Recognizing unit multiple interval graphs is hard

Multiple interval graphs are a well-known generalization of interval graphs introduced in the 1970s to deal with situations arising naturally in scheduling and allocation. A $d$-interval is the union of $d$ disjoint intervals on the real line, and a graph is a $d$-interval graph if it is the intersection graph of $d$-intervals. In particular, it is a unit $d$-interval graph if it admits a $d$-interval representation where every interval has unit length.

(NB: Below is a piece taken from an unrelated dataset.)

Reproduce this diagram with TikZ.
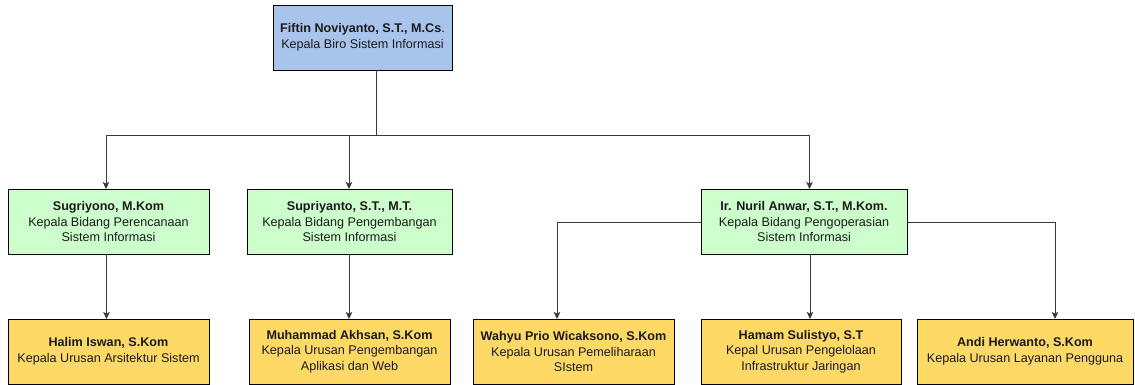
\documentclass[tikz,border=0pt]{standalone}
\usepackage{fontspec}
\setmainfont{Liberation Sans}
\usetikzlibrary{arrows.meta}
\definecolor{topblue}{HTML}{A9C4EB}
\definecolor{midgreen}{HTML}{CCFFCC}
\definecolor{lowyellow}{HTML}{FFD966}
\definecolor{conncol}{HTML}{3A3A3A}
\definecolor{txtcol}{HTML}{1A1A1A}
\begin{document}
\begin{tikzpicture}[x=1pt,y=-1pt,
  box/.style={draw=black, line width=0.9pt, inner sep=0pt, outer sep=0pt, align=center,
    minimum height=65pt, text=txtcol, font=\fontsize{12.6}{15.6}\selectfont},
  headbox/.style={box, fill=topblue},
  fieldbox/.style={box, fill=midgreen},
  unitbox/.style={box, fill=lowyellow},
  conn/.style={draw=conncol, line width=0.9pt},
  arr/.style={conn, -{Stealth[length=7pt,width=6.5pt,inset=1.5pt]}}]
\useasboundingbox (0,0) rectangle (1135,385);

\node[headbox, minimum width=179pt] (top) at (362.5,37.5)
  {\textbf{Fiftin Noviyanto, S.T., M.Cs}.\\Kepala Biro Sistem Informasi};

\node[fieldbox, minimum width=201pt] (b1) at (108.5,221.5)
  {\textbf{Sugriyono, M.Kom}\\Kepala Bidang Perencanaan\\Sistem Informasi};
\node[fieldbox, minimum width=205pt] (b2) at (349.5,221.5)
  {\textbf{Supriyanto, S.T., M.T.}\\Kepala Bidang Pengembangan\\Sistem Informasi};
\node[fieldbox, minimum width=206pt] (b3) at (804,221.5)
  {\textbf{Ir. Nuril Anwar, S.T., M.Kom.}\\Kepala Bidang Pengoperasian\\Sistem Informasi};

\node[unitbox, minimum width=201pt] (c1) at (108.5,351.5)
  {\textbf{Halim Iswan, S.Kom}\\Kepala Urusan Arsitektur Sistem};
\node[unitbox, minimum width=201pt] (c2) at (349.5,351.5)
  {\textbf{Muhammad Akhsan, S.Kom}\\Kepala Urusan Pengembangan\\Aplikasi dan Web};
\node[unitbox, minimum width=201pt] (c3) at (573.5,351.5)
  {\textbf{Wahyu Prio Wicaksono, S.Kom}\\Kepala Urusan Pemeliharaan\\SIstem};
\node[unitbox, minimum width=200pt] (c4) at (801,351.5)
  {\textbf{Hamam Sulistyo, S.T}\\Kepal Urusan Pengelolaan\\Infrastruktur Jaringan};
\node[unitbox, minimum width=216pt] (c5) at (1025,351.5)
  {\textbf{Andi Herwanto, S.Kom}\\Kepala Urusan Layanan Pengguna};

% top level connectors
\coordinate (bar) at (376,135);
\draw[conn] (top.south -| bar) -- (bar);
\draw[arr] (bar) -| ([xshift=-2.5pt]b1.north);
\draw[arr] (bar) -| ([xshift=-0.5pt]b2.north);
\draw[arr] (bar) -| ([xshift=5.5pt]b3.north);

% second level connectors
\coordinate (mturn) at (810,254);
\coordinate (lturn) at (557,222);
\coordinate (rturn) at (1055,222);
\draw[arr] ([xshift=-2pt]b1.south) -- ([xshift=-2pt]c1.north);
\draw[arr] ([xshift=-0.5pt]b2.south) -- ([xshift=-0.5pt]c2.north);
\draw[arr] (b3.south -| mturn) -- (c4.north -| mturn);
\draw[arr] (b3.west |- lturn) -- (lturn) -- (c3.north -| lturn);
\draw[arr] (b3.east |- rturn) -- (rturn) -- (c5.north -| rturn);
\end{tikzpicture}
\end{document}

Whereas it has been known for a long time that recognizing 2-interval graphs and other related classes such as 2-track interval graphs is $\mathrm{NP}$-complete, the complexity of recognizing unit 2-interval graphs remains open. Here, we settle this question by proving that the recognition of unit 2-interval graphs is also $\mathrm{NP}$-complete. Our proof technique uses a completely different approach from the other hardness results of recognizing related classes. Furthermore, we extend the result for unit $d$-interval graphs for any $d\ge 2$, which does not follow directly in graph recognition problems — as an example, it took almost 20 years to close the gap between $d=2$ and $d>2$ for the recognition of $d$-track interval graphs. Our result has several implications, including that for every $d\ge 2$, recognizing $(x,\dots ,x)$ $d$-interval graphs and depth $r$ unit $d$-interval graphs is $\mathrm{NP}$-complete for every $x\ge 11$ and every $r\ge 4$.